Thursday, February 07, 2008

I Feel Like I'm a Bad Child

I have a bone to pick with my mother. Ever since I told her that my kids are going to Waldorf School she has run hot and cold with me. She has now withdrawn again. When I say withdrawn I mean that she will talk to me in very short, very CONCISE sentences without looking at me. She will not acknowledge ANYTHING that I have to say. It's like having a conversation with a concrete wall (not even as colorful as brick).



She will get better after MONTHS and then bring up the whole subject again.



"You are doing a disservice to your children. They are smart and they need to be in a REAL school! It looks like Haight-Ashbury down there! Just a bunch of burned out hippies without REAL teaching credentials!"



It doesn't matter that most of the parents who send their children there are doctors, TEACHERS, professors and SUCCESSFUL artists. It doesn't matter that over 90% of the graduates finish University or have Masters Degrees. It doesn't matter that in the class that went to College last year one young lady got a full ride scholarship to Wellesley, or that many former Waldorf Students are making a difference in the world.

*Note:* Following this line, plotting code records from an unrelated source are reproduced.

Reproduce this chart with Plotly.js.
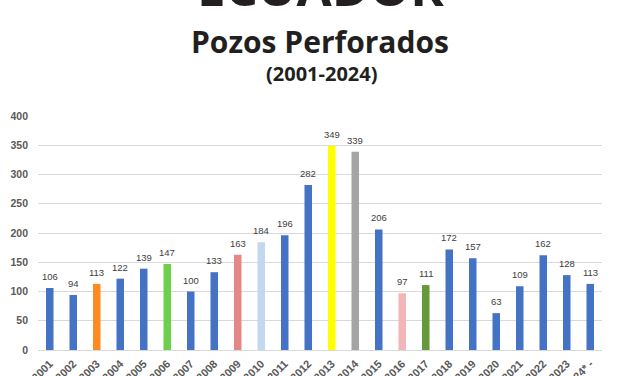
<!DOCTYPE html>
<html>
<head>
<meta charset="utf-8">
<script src="https://cdn.plot.ly/plotly-3.0.1.min.js"></script>
<style>
html,body{margin:0;padding:0;background:#fff;}
#chart{width:627px;height:376px;}
</style>
</head>
<body>
<div id="chart"></div>
<script>
const years = ["2001","2002","2003","2004","2005","2006","2007","2008","2009","2010","2011","2012","2013","2014","2015","2016","2017","2018","2019","2020","2021","2022","2023","2024* -"];
const wells = [106,94,113,122,139,147,100,133,163,184,196,282,349,339,206,97,111,172,157,63,109,162,128,113];
const barColors = ["#4472C4","#4472C4","#FF8A22","#4472C4","#4472C4","#6CD04A","#4472C4","#4472C4","#E38886","#C3D8F0","#4472C4","#4472C4","#FFFF00","#A5A5A5","#4472C4","#F2B6B9","#66993A","#4472C4","#4472C4","#4472C4","#4472C4","#4472C4","#4472C4","#4472C4"];
const yTicks = [0,50,100,150,200,250,300,350,400];

const bar = {
  type: 'bar',
  x: years,
  y: wells,
  marker: {color: barColors},
  hoverinfo: 'x+y'
};

// value labels: x given as category index (serial number) on the category axis
const labelAnns = years.map((c, i) => ({
  x: i, y: wells[i], xref: 'x', yref: 'y',
  text: String(wells[i]), showarrow: false,
  xanchor: 'center', yanchor: 'bottom', yshift: 4,
  font: {family: 'Liberation Sans, Arial, sans-serif', size: 9.5, color: '#404040'}
}));

const H = 376, MT = 116, MB = 26;
const plotH = H - MT - MB;
function pyFromTop(px){ return (H - MB - px) / plotH; }

const titleAnns = [
  {text: '<b>ECUADOR</b>', xref: 'paper', yref: 'paper', x: 0.5, y: pyFromTop(10), xanchor: 'center', yanchor: 'bottom', showarrow: false,
   font: {family: 'Open Sans, sans-serif', size: 51, color: '#231F20'}, yshift: -13},
  {text: '<b>Pozos Perforados</b>', xref: 'paper', yref: 'paper', x: 0.5, y: pyFromTop(41), xanchor: 'center', yanchor: 'middle', showarrow: false,
   font: {family: 'Open Sans, sans-serif', size: 30, color: '#231F20'}},
  {text: '<b>(2001-2024)</b>', xref: 'paper', yref: 'paper', x: 0.503, y: pyFromTop(73), xanchor: 'center', yanchor: 'middle', showarrow: false,
   font: {family: 'Open Sans, sans-serif', size: 20, color: '#231F20'}}
];

const layout = {
  width: 627, height: 376,
  margin: {l: 38, r: 25, t: MT, b: MB, pad: 0},
  paper_bgcolor: '#ffffff', plot_bgcolor: '#ffffff',
  showlegend: false,
  bargap: 0.68,
  xaxis: {
    type: 'category', tickangle: -45, automargin: false,
    tickfont: {family: 'Liberation Sans, Arial, sans-serif', size: 11, color: '#595959', weight: 'bold'},
    showgrid: false, zeroline: false, showline: true, linecolor: '#D9D9D9', linewidth: 1,
    ticks: '', ticklabelstandoff: 2, fixedrange: true
  },
  yaxis: {
    range: [0, 400], tickvals: yTicks, automargin: false,
    tickfont: {family: 'Liberation Sans, Arial, sans-serif', size: 10.5, color: '#595959', weight: 'bold'},
    showgrid: true, gridcolor: '#D9D9D9', gridwidth: 1,
    zeroline: false, showline: false, ticks: '', ticklabelstandoff: 9, fixedrange: true
  },
  annotations: labelAnns.concat(titleAnns)
};

Plotly.newPlot('chart', [bar], layout, {displayModeBar: false, staticPlot: true});
</script>
</body>
</html>
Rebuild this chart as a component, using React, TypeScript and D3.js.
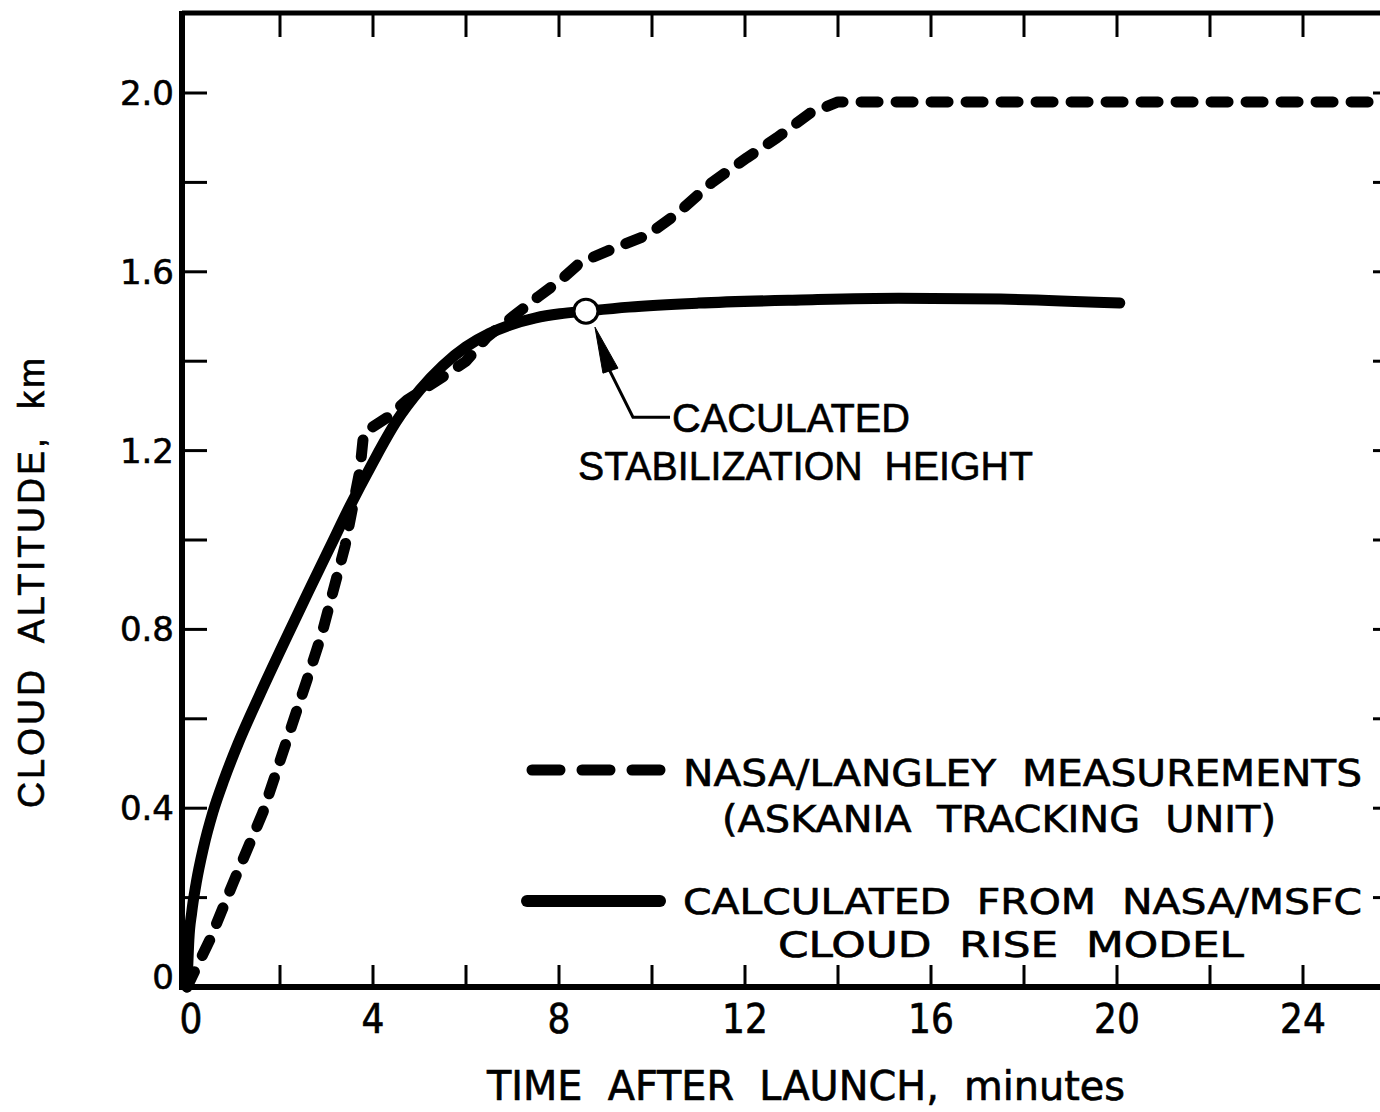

I try to show her things like this. SOME COMMENTS ON RUDOLF STEINER, ANTHROPOSOPHY AND WALDORF EDUCATION

So, the last time she brought it up several weeks ago, I just told her I wasn't going to discuss it again and that was that. She treats me just as she did when I was a child and now I feel like I shall throw up.

I have a feeling that it is not only our decision to send our children to Waldorf School but that we will be adding two more children to our family. I'm not sure where this is coming from as she told me when I was crying about having to pull our dossier our of China that there are MANY other children in this world who need parents. She is having a hard time with us "not having another one of our own" as she says. I know she loves my youngest son "as my own" and just as much as my biological children.

Is this a race issue? Is this a NUMBER of children issue? Is this because I am no longer working my rear end off so that they can have a third unit to their subdivision and ask me to cut my commission by more than half so I can totally burn myself out for their benefit? My doctor from STANFORD told me that I was NOT to fall into that much stress again or Cancer WILL arrive at my doorstep again.

Why is this bothering me? Why am I so hurt and in tears over her behavior? Why aren't I used to this by now? How can she make me feel so small and insignificant so quickly, by just a look or even NOT a look.

4 comments:

Yondalla said...

I'm sorry.

You're a good girl.

walternatives said...

Ok, I'm not a professional counselor. I've got a Art History degress, for Pete's sake. But, reading this, my instinct tells me that your mom doesn't know what to think, so she's lashing out at something that might feel safe (to her) to lash out at. Even though the school is perfect for you and for your family, she can aim at that target when maybe (again, my gut feeling) she'd rather bitch about the adoption (either race or otherwise). Maybe this whole thing scares her and she doesn't know how to react but she knows good and well that she can't rag/bitch/nitpick about that - too touchy of a subject. And (maybe?) she does want that third unit - but she knows that that isn't obtainable, so bitching and moaning about the Waldorf school will have to "do." Oh hell, what do I know? Just my W.A.G.

But what I do know, with certainity, is that you are a Kick-Ass, Rock-Star, heart of gold Mom. And she's just giving you another example of how NOT to be.

Keep your chin up. Be proud of the Mom and woman and wife you are; give the daughter role a breather for now, eh?

peace, sweetie. Wishing you peace.

Carolyn said...

It sounds like its hard for your mother to accept you completely as an adult, an equal who can make her own decisions about her family. Some people can't ever get passed their own perspective.

She's your Mom. Be patient with her. But the problem is hers, not yours.

Annie said...

Hm... THIS Dr. Laura would say that there is no real use in concentrating on Mom... The only person you can influence or control is yourself. And, why do YOU need mom's approval so much? Easy for me to say, I guess. My mom errs deafeningly on the side of never giving an opinion about anything I do. I know she is trying not to interfere, but the result is, oddly, that I feel a little estranged from her. THough I guess I don't need her to tell me that she thinks I work too hard, have a lazy husband, or too many kids, or am weird to be Catholic - or whatever (really no idea) it is. Maybe she thinks everything I do is just perfect. Anyway.... YOU know the school is a good one. She probably just has lovely memories of being in school herself, or you being in school... memories that don't "fit" with the Waldorf School.